# TASK DETAILS
Return all of the lines below exactly as they are.

# COLLECTED DATA
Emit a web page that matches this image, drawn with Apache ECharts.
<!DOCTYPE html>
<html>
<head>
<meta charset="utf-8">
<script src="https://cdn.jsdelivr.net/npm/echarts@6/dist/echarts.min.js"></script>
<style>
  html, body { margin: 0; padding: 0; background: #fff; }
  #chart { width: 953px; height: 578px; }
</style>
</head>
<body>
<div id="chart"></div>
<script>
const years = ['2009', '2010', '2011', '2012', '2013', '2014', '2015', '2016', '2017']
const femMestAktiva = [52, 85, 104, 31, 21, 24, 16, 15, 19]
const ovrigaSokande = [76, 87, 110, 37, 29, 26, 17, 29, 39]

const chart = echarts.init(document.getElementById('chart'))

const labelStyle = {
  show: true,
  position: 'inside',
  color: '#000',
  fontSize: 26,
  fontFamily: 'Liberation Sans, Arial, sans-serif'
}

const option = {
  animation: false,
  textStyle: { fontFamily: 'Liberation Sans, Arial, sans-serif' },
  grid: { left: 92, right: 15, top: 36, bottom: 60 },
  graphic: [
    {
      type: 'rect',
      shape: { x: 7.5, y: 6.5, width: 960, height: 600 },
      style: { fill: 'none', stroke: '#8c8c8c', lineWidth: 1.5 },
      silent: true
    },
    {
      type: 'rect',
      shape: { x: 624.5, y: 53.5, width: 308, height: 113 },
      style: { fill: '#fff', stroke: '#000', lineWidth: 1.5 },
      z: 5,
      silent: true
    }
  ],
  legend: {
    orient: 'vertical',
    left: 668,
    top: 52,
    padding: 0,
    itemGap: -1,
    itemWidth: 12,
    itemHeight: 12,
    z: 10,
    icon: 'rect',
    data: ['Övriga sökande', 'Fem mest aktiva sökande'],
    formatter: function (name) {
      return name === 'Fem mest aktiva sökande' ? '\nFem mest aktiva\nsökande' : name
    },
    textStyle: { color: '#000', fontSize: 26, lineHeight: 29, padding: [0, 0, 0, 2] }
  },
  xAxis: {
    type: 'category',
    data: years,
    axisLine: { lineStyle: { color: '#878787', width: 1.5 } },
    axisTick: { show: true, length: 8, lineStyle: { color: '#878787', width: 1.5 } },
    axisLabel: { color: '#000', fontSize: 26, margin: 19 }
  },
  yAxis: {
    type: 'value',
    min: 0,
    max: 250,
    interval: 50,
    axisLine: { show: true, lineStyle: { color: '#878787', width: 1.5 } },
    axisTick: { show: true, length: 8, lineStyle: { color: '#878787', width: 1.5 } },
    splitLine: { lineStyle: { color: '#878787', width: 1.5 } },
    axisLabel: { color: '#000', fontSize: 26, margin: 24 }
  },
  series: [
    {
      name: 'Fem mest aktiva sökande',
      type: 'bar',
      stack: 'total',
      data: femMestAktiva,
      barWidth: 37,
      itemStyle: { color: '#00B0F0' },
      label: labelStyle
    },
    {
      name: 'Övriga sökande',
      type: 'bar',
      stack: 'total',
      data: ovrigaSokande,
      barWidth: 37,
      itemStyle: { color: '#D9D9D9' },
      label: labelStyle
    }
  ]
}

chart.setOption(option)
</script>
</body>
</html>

# ANSWER IN FULL
Emit a web page that matches this image, drawn with Apache ECharts.
<!DOCTYPE html>
<html>
<head>
<meta charset="utf-8">
<script src="https://cdn.jsdelivr.net/npm/echarts@6/dist/echarts.min.js"></script>
<style>
  html, body { margin: 0; padding: 0; background: #fff; }
  #chart { width: 953px; height: 578px; }
</style>
</head>
<body>
<div id="chart"></div>
<script>
const years = ['2009', '2010', '2011', '2012', '2013', '2014', '2015', '2016', '2017']
const femMestAktiva = [52, 85, 104, 31, 21, 24, 16, 15, 19]
const ovrigaSokande = [76, 87, 110, 37, 29, 26, 17, 29, 39]

const chart = echarts.init(document.getElementById('chart'))

const labelStyle = {
  show: true,
  position: 'inside',
  color: '#000',
  fontSize: 26,
  fontFamily: 'Liberation Sans, Arial, sans-serif'
}

const option = {
  animation: false,
  textStyle: { fontFamily: 'Liberation Sans, Arial, sans-serif' },
  grid: { left: 92, right: 15, top: 36, bottom: 60 },
  graphic: [
    {
      type: 'rect',
      shape: { x: 7.5, y: 6.5, width: 960, height: 600 },
      style: { fill: 'none', stroke: '#8c8c8c', lineWidth: 1.5 },
      silent: true
    },
    {
      type: 'rect',
      shape: { x: 624.5, y: 53.5, width: 308, height: 113 },
      style: { fill: '#fff', stroke: '#000', lineWidth: 1.5 },
      z: 5,
      silent: true
    }
  ],
  legend: {
    orient: 'vertical',
    left: 668,
    top: 52,
    padding: 0,
    itemGap: -1,
    itemWidth: 12,
    itemHeight: 12,
    z: 10,
    icon: 'rect',
    data: ['Övriga sökande', 'Fem mest aktiva sökande'],
    formatter: function (name) {
      return name === 'Fem mest aktiva sökande' ? '\nFem mest aktiva\nsökande' : name
    },
    textStyle: { color: '#000', fontSize: 26, lineHeight: 29, padding: [0, 0, 0, 2] }
  },
  xAxis: {
    type: 'category',
    data: years,
    axisLine: { lineStyle: { color: '#878787', width: 1.5 } },
    axisTick: { show: true, length: 8, lineStyle: { color: '#878787', width: 1.5 } },
    axisLabel: { color: '#000', fontSize: 26, margin: 19 }
  },
  yAxis: {
    type: 'value',
    min: 0,
    max: 250,
    interval: 50,
    axisLine: { show: true, lineStyle: { color: '#878787', width: 1.5 } },
    axisTick: { show: true, length: 8, lineStyle: { color: '#878787', width: 1.5 } },
    splitLine: { lineStyle: { color: '#878787', width: 1.5 } },
    axisLabel: { color: '#000', fontSize: 26, margin: 24 }
  },
  series: [
    {
      name: 'Fem mest aktiva sökande',
      type: 'bar',
      stack: 'total',
      data: femMestAktiva,
      barWidth: 37,
      itemStyle: { color: '#00B0F0' },
      label: labelStyle
    },
    {
      name: 'Övriga sökande',
      type: 'bar',
      stack: 'total',
      data: ovrigaSokande,
      barWidth: 37,
      itemStyle: { color: '#D9D9D9' },
      label: labelStyle
    }
  ]
}

chart.setOption(option)
</script>
</body>
</html>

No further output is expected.